WHAT YOU ARE ASKED TO DO:
In the entries that follow, count each line containing "this" and state the total, nothing more.

-- Begin --

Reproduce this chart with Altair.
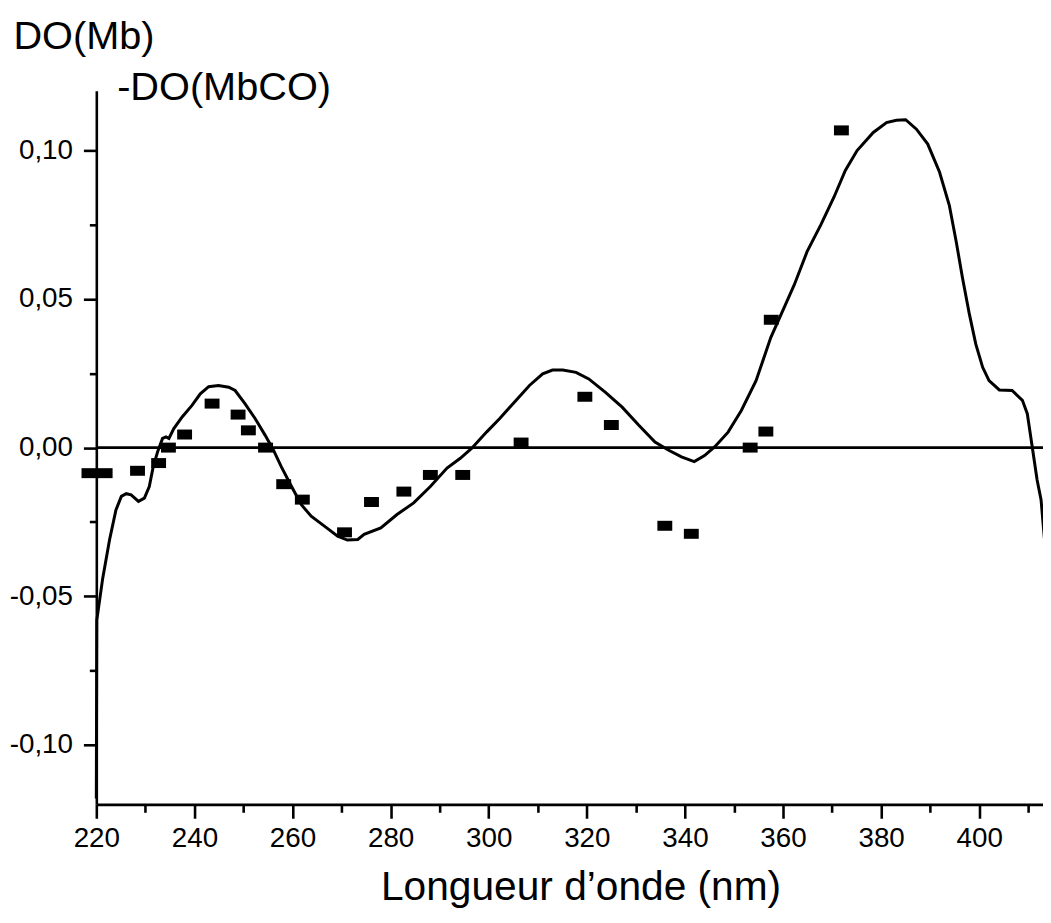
import altair as alt
import pandas as pd

# Spectrum curve (wavelength nm, DO(Mb)-DO(MbCO))
curve_nm = [220.0, 220.1, 221.3, 222.7, 224.0, 225.1, 226.1, 227.1, 228.6, 229.8,
            230.8, 231.6, 232.5, 233.5, 234.2, 234.8, 235.8, 237.5, 239.5, 241.2,
            242.9, 244.9, 247.0, 248.3, 250.3, 252.4, 254.4, 256.1, 257.7, 259.8,
            261.8, 263.8, 266.5, 269.2, 271.2, 273.3, 274.6, 278.0, 281.3, 284.7,
            288.1, 291.5, 294.2, 296.5, 299.6, 302.2, 304.9, 308.3, 311.0, 313.0,
            315.1, 317.8, 320.4, 323.8, 327.2, 330.6, 333.9, 336.6, 339.3, 341.9,
            344.0, 346.1, 348.8, 351.5, 354.5, 357.5, 360.2, 362.3, 364.9, 367.7,
            370.4, 372.7, 375.1, 378.4, 381.1, 383.1, 385.0, 387.2, 389.5, 391.9,
            393.9, 395.3, 396.6, 398.0, 399.3, 400.7, 402.0, 404.1, 406.7, 408.8,
            409.8, 410.8, 411.8, 412.6, 413.3]
curve_do = [-0.118, -0.058, -0.044, -0.031, -0.021, -0.0164, -0.0155, -0.0159, -0.0181, -0.0170,
            -0.0131, -0.0064, -0.0014, 0.0031, 0.0036, 0.0031, 0.0064, 0.0103, 0.0142, 0.0181,
            0.0205, 0.0209, 0.0203, 0.0192, 0.0148, 0.0097, 0.0042, -0.0008, -0.0064, -0.0131,
            -0.0192, -0.0231, -0.0264, -0.0298, -0.0311, -0.0309, -0.0292, -0.0270, -0.0225, -0.0186,
            -0.0131, -0.0069, -0.0036, -0.0003, 0.0053, 0.0097, 0.0147, 0.0209, 0.0248, 0.0261,
            0.0261, 0.0253, 0.0231, 0.0186, 0.0136, 0.0075, 0.0019, -0.0008, -0.0031, -0.0047,
            -0.0027, 0.0003, 0.0052, 0.0125, 0.0225, 0.0370, 0.0470, 0.0548, 0.0659, 0.0749,
            0.0843, 0.0932, 0.0999, 0.1060, 0.1093, 0.1101, 0.1103, 0.1071, 0.1021, 0.0927,
            0.0815, 0.0693, 0.0570, 0.0448, 0.0348, 0.0270, 0.0225, 0.0194, 0.0192, 0.0159,
            0.0114, 0.0003, -0.0109, -0.0175, -0.0309]

# Measured points (squares)
pts_nm = [218.5, 221.8, 228.4, 232.7, 234.7, 238.0, 243.6, 248.9, 251.0, 254.5,
          258.2, 262.0, 270.6, 276.1, 282.7, 288.1, 294.7, 306.6, 319.6, 325.0,
          335.9, 341.3, 353.3, 356.5, 357.6, 371.9]
pts_do = [-0.0086, -0.0086, -0.0078, -0.0052, 0.0000, 0.0044, 0.0148, 0.0111, 0.0058, 0.0000,
          -0.0123, -0.0175, -0.0285, -0.0183, -0.0148, -0.0092, -0.0092, 0.0017, 0.0171, 0.0076,
          -0.0263, -0.0290, 0.0000, 0.0054, 0.0430, 0.1067]

x_ticks = [220, 230, 240, 250, 260, 270, 280, 290, 300, 310, 320, 330, 340, 350,
           360, 370, 380, 390, 400, 410]
y_ticks = [-0.1, -0.075, -0.05, -0.025, 0.0, 0.025, 0.05, 0.075, 0.1]
zero_line = [0.0]
y_title_lines = ["DO(Mb)", "-DO(MbCO)"]

curve_df = pd.DataFrame({"nm": curve_nm, "do": curve_do})
pts_df = pd.DataFrame({"nm": pts_nm, "do": pts_do})
zero_df = pd.DataFrame({"do": zero_line})
title2_df = pd.DataFrame({"t": [y_title_lines[1]]})

FONT = "Liberation Sans"

y_major = "abs(datum.value*20 - round(datum.value*20)) < 0.000001"
x_axis = alt.Axis(
    values=x_ticks,
    labelExpr="datum.value % 20 == 0 ? datum.label : ''",
    tickSize={"condition": {"test": "datum.value % 20 == 0", "value": 14}, "value": 8},
    labelPadding=6,
    labelFontSize=28,
    labelFlush=False,
    title="Longueur d\u2019onde (nm)",
    titleFontSize=41,
    titleFontWeight="normal",
    titleBaseline="alphabetic",
    titleY=96,
    titleX=488,
    grid=False,
)
y_axis = alt.Axis(
    values=y_ticks,
    labelExpr=f"{y_major} ? (datum.value < 0 ? '-' : '') + replace(format(abs(datum.value), '.2f'), '.', ',') : ''",
    tickSize={"condition": {"test": y_major, "value": 13}, "value": 7},
    labelPadding=11,
    labelFontSize=28,
    labelFlush=False,
    title=y_title_lines[0],
    titleFontSize=40,
    titleFontWeight="normal",
    titleAngle=0,
    titleAlign="left",
    titleBaseline="alphabetic",
    titleX=-84,
    titleY=-43,
    grid=False,
)

xs = alt.Scale(domain=[220, 413], nice=False, zero=False)
ys = alt.Scale(domain=[-0.12, 0.12], nice=False, zero=False)

line = alt.Chart(curve_df).mark_line(color="black", strokeWidth=3).encode(
    x=alt.X("nm:Q", scale=xs, axis=x_axis),
    y=alt.Y("do:Q", scale=ys, axis=y_axis),
    order="nm:Q",
)
zero = alt.Chart(zero_df).mark_rule(color="black", strokeWidth=2.6).encode(
    y=alt.Y("do:Q", scale=ys),
)
squares = alt.Chart(pts_df).mark_point(
    shape="M-1,-0.67L1,-0.67L1,0.67L-1,0.67Z",
    filled=True, color="black", opacity=1, size=225, strokeWidth=0,
).encode(
    x=alt.X("nm:Q", scale=xs),
    y=alt.Y("do:Q", scale=ys),
)
title2 = alt.Chart(title2_df).mark_text(
    font=FONT, fontSize=40, align="left", baseline="alphabetic", color="black",
).encode(
    text="t:N",
    x=alt.value(21),
    y=alt.value(9),
)

chart = alt.layer(line, zero, squares, title2).properties(
    width=954, height=719,
    autosize=alt.AutoSizeParams(type="none"),
    padding={"left": 89, "top": 80, "right": 0, "bottom": 106},
    background="white",
).configure_view(stroke=None).configure_axis(
    domainColor="black", domainWidth=2.6, tickColor="black", tickWidth=2.6,
    labelColor="black", titleColor="black", labelFont=FONT, titleFont=FONT,
)

chart.save("out.html", embed_options={"renderer": "svg", "actions": False})
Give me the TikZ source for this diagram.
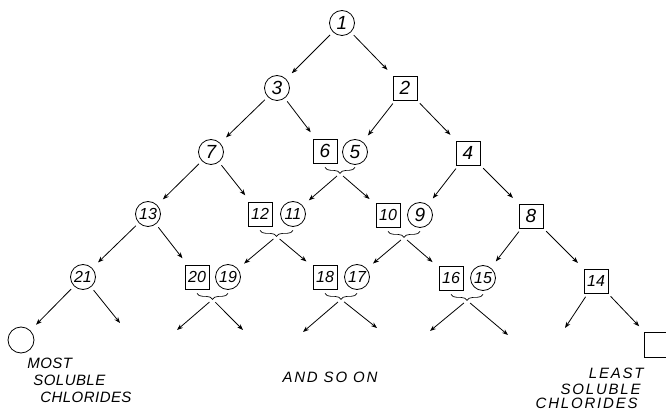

-- End --

COMPLETE RESPONSE:
2